* **What you have to do**
Using the entries shown below, output the line containing "Generate a Python", the line containing "ax2 = ax.twinx()", and every line between them, exactly. Pictures are omitted.

* **Data shown**

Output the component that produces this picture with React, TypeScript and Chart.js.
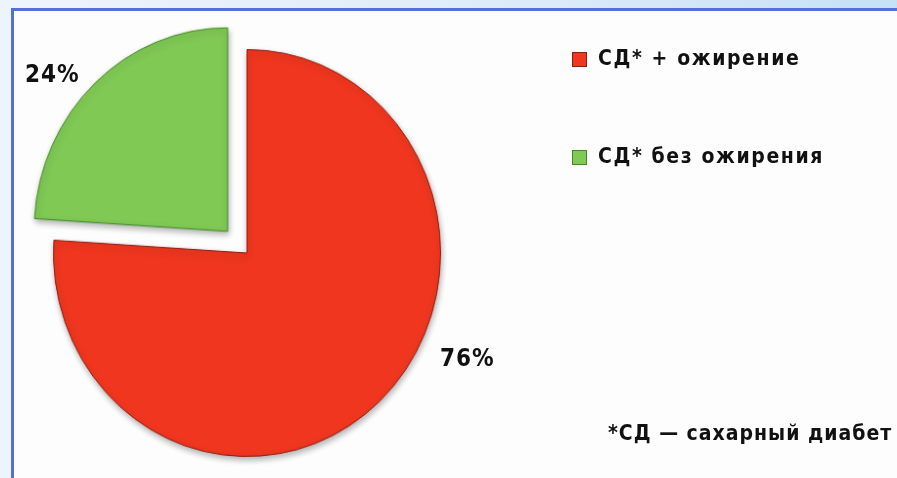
import React, { useEffect, useRef } from "react";
import { Chart, registerables } from "chart.js";

Chart.register(...registerables);

const categories = ["СД* + ожирение", "СД* без ожирения"];
const values = [76, 24];
const colors = ["#f0361f", "#80c955"];
const borderColors = ["#8e1c10", "#3f8a24"];
const offsets = [0, 116];
const footnote = "*СД — сахарный диабет";

const FONT = '"DejaVu Sans Condensed", "DejaVu Sans", sans-serif';

const shadowPlugin = {
  id: "shadow",
  beforeDatasetsDraw(chart: any) {
    const ctx = chart.ctx;
    ctx.save();
    ctx.shadowColor = "rgba(0,0,0,0.3)";
    ctx.shadowBlur = 6;
    ctx.shadowOffsetX = 1;
    ctx.shadowOffsetY = 3;
  },
  afterDatasetsDraw(chart: any) {
    chart.ctx.restore();
  },
};

export default function App() {
  const ref = useRef<HTMLCanvasElement | null>(null);
  useEffect(() => {
    document.body.style.margin = "0";
    const chart = new Chart(ref.current as HTMLCanvasElement, {
      type: "pie",
      data: {
        labels: categories,
        datasets: [
          {
            data: values,
            backgroundColor: colors,
            borderColor: borderColors,
            borderWidth: 1,
            offset: offsets,
            clip: false as any,
          },
        ],
      },
      options: {
        animation: false,
        responsive: false,
        maintainAspectRatio: false,
        layout: { padding: { left: 30, top: 36, right: 393, bottom: 10 } },
        plugins: { legend: { display: false }, tooltip: { enabled: false } },
      },
      plugins: [shadowPlugin],
    });
    return () => chart.destroy();
  }, []);

  const textStyle: React.CSSProperties = {
    position: "absolute",
    fontFamily: FONT,
    color: "#111",
    whiteSpace: "nowrap",
    lineHeight: 1,
  };

  return (
    <div
      style={{
        position: "fixed",
        left: 0,
        top: 0,
        width: 897,
        height: 478,
        overflow: "hidden",
        background: "linear-gradient(90deg, #eef4fc 0%, #dcebf9 60%, #c4e1f6 100%)",
      }}
    >
      <div
        style={{
          position: "absolute",
          left: 11,
          top: 8,
          width: 900,
          height: 480,
          borderLeft: "3px solid #5570d4",
          borderTop: "3px solid #5570d4",
          background: "#fdfdfd",
        }}
      />
      <div
        style={{
          position: "absolute",
          left: -40,
          top: -40,
          width: 937,
          height: 560,
          transform: "scale(0.975, 1.025)",
          transformOrigin: "287px 293px",
        }}
      >
        <canvas ref={ref} width={937} height={560} style={{ display: "block", width: 937, height: 560 }} />
      </div>
      <div style={{ ...textStyle, left: 25, top: 62, fontSize: 24, fontWeight: 700, letterSpacing: 1 }}>{values[1]}%</div>
      <div style={{ ...textStyle, left: 440, top: 346, fontSize: 24, fontWeight: 700, letterSpacing: 1 }}>{values[0]}%</div>
      {categories.map((c, i) => (
        <React.Fragment key={c}>
          <div
            style={{
              position: "absolute",
              left: 572,
              top: i === 0 ? 52 : 150,
              width: 13,
              height: 13,
              background: colors[i],
              border: `1px solid ${borderColors[i]}`,
            }}
          />
          <div style={{ ...textStyle, left: 598, top: i === 0 ? 48 : 146, fontSize: 21, fontWeight: 700, letterSpacing: 1.6 }}>{c}</div>
        </React.Fragment>
      ))}
      <div style={{ ...textStyle, left: 608, top: 423, fontSize: 21, fontWeight: 700, letterSpacing: 1 }}>{footnote}</div>
    </div>
  );
}
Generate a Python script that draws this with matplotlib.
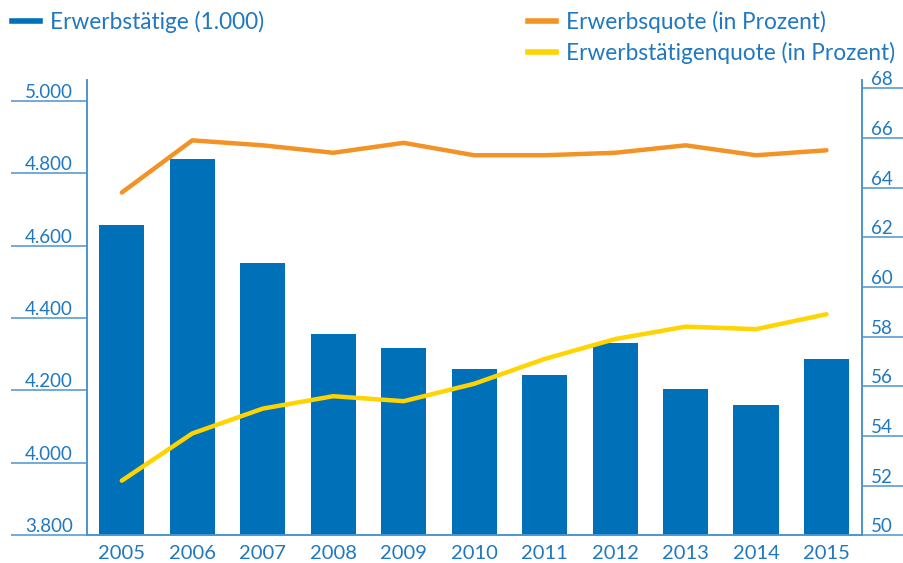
# Erwerbstätige, Erwerbsquote und Erwerbstätigenquote 2005-2015
import numpy as np
import matplotlib
matplotlib.use('Agg')
import matplotlib.pyplot as plt
from matplotlib.lines import Line2D

plt.rcParams['font.family'] = ['Lato', 'DejaVu Sans']

# Daten
jahre = ['2005', '2006', '2007', '2008', '2009', '2010',
         '2011', '2012', '2013', '2014', '2015']
erwerbstaetige = [4656, 4839, 4552, 4356, 4318, 4258,
                  4243, 4330, 4205, 4159, 4288]
erwerbsquote = [63.8, 65.9, 65.7, 65.4, 65.8, 65.3,
                65.3, 65.4, 65.7, 65.3, 65.5]
erwerbstaetigenquote = [52.2, 54.1, 55.1, 55.6, 55.4, 56.1,
                        57.1, 57.9, 58.4, 58.3, 58.9]

links_ticks = [3800, 4000, 4200, 4400, 4600, 4800, 5000]
links_labels = ['3.800', '4.000', '4.200', '4.400', '4.600', '4.800', '5.000']
rechts_ticks = [50, 52, 54, 56, 58, 60, 62, 64, 66, 68]

# Farben
blau = '#0070b8'
orange = '#f39325'
gelb = '#ffd400'
textblau = '#1f78c1'
linienblau = '#4a94d2'

fig = plt.figure(figsize=(9.04, 5.63), dpi=100)
ax = fig.add_axes([87/904, 27.7/563, 775/904, 455.3/563])
ax2 = ax.twinx()

x = np.arange(len(jahre))
ax.bar(x, erwerbstaetige, width=0.64, color=blau, zorder=2)
ax2.plot(x, erwerbsquote, color=orange, lw=3.2, solid_capstyle='round')
ax2.plot(x, erwerbstaetigenquote, color=gelb, lw=3.2, solid_capstyle='round')

ax.set_xlim(-0.494, 10.504)
ax.set_ylim(3800, 5057)
ax2.set_ylim(50, 68.33)

ax.set_xticks(x)
ax.set_xticklabels(jahre, fontsize=14.5, color=textblau)
ax.tick_params(axis='x', length=0, pad=7)

ax.set_yticks(links_ticks)
ax.set_yticklabels(links_labels, fontsize=13.5, color=textblau, va='bottom')
ax.tick_params(axis='y', length=55, width=1.1, color=linienblau, pad=-45)

ax2.set_yticks(rechts_ticks)
ax2.set_yticklabels([str(t) for t in rechts_ticks], fontsize=13.5,
                    color=textblau, va='bottom')
ax2.tick_params(axis='y', length=32, width=1.1, color=linienblau, pad=-25.5)

for a in (ax, ax2):
    a.spines['top'].set_visible(False)
    for s in ('left', 'right', 'bottom'):
        a.spines[s].set_color(linienblau)
        a.spines[s].set_linewidth(1.2)

# Legenden
h1 = [Line2D([], [], color=blau, lw=4)]
fig.legend(h1, ['Erwerbstätige (1.000)'], loc='upper left',
           bbox_to_anchor=(11.7/904, 0.981), frameon=False, fontsize=16.3,
           labelcolor=textblau, handlelength=1.23, handletextpad=0.45,
           borderpad=0, borderaxespad=0)
h2 = [Line2D([], [], color=orange, lw=4), Line2D([], [], color=gelb, lw=4)]
fig.legend(h2, ['Erwerbsquote (in Prozent)', 'Erwerbstätigenquote (in Prozent)'],
           loc='upper left', bbox_to_anchor=(528/904, 0.981), frameon=False,
           fontsize=16.3, labelcolor=textblau, handlelength=1.23,
           handletextpad=0.45, labelspacing=0.4, borderpad=0, borderaxespad=0)

fig.savefig('out.png', dpi=100)
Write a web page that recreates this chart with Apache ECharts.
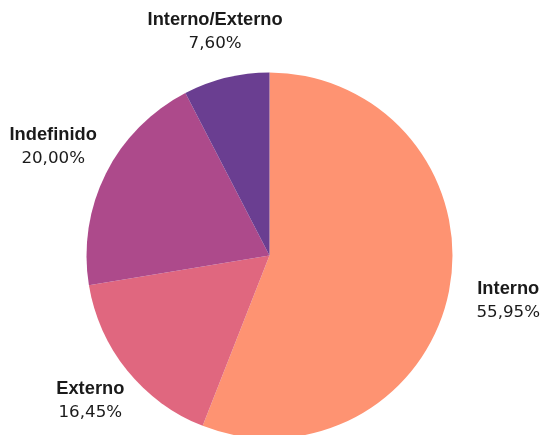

* **Response to the exercise**
Generate a Python script that draws this with matplotlib.
# Erwerbstätige, Erwerbsquote und Erwerbstätigenquote 2005-2015
import numpy as np
import matplotlib
matplotlib.use('Agg')
import matplotlib.pyplot as plt
from matplotlib.lines import Line2D

plt.rcParams['font.family'] = ['Lato', 'DejaVu Sans']

# Daten
jahre = ['2005', '2006', '2007', '2008', '2009', '2010',
         '2011', '2012', '2013', '2014', '2015']
erwerbstaetige = [4656, 4839, 4552, 4356, 4318, 4258,
                  4243, 4330, 4205, 4159, 4288]
erwerbsquote = [63.8, 65.9, 65.7, 65.4, 65.8, 65.3,
                65.3, 65.4, 65.7, 65.3, 65.5]
erwerbstaetigenquote = [52.2, 54.1, 55.1, 55.6, 55.4, 56.1,
                        57.1, 57.9, 58.4, 58.3, 58.9]

links_ticks = [3800, 4000, 4200, 4400, 4600, 4800, 5000]
links_labels = ['3.800', '4.000', '4.200', '4.400', '4.600', '4.800', '5.000']
rechts_ticks = [50, 52, 54, 56, 58, 60, 62, 64, 66, 68]

# Farben
blau = '#0070b8'
orange = '#f39325'
gelb = '#ffd400'
textblau = '#1f78c1'
linienblau = '#4a94d2'

fig = plt.figure(figsize=(9.04, 5.63), dpi=100)
ax = fig.add_axes([87/904, 27.7/563, 775/904, 455.3/563])
ax2 = ax.twinx()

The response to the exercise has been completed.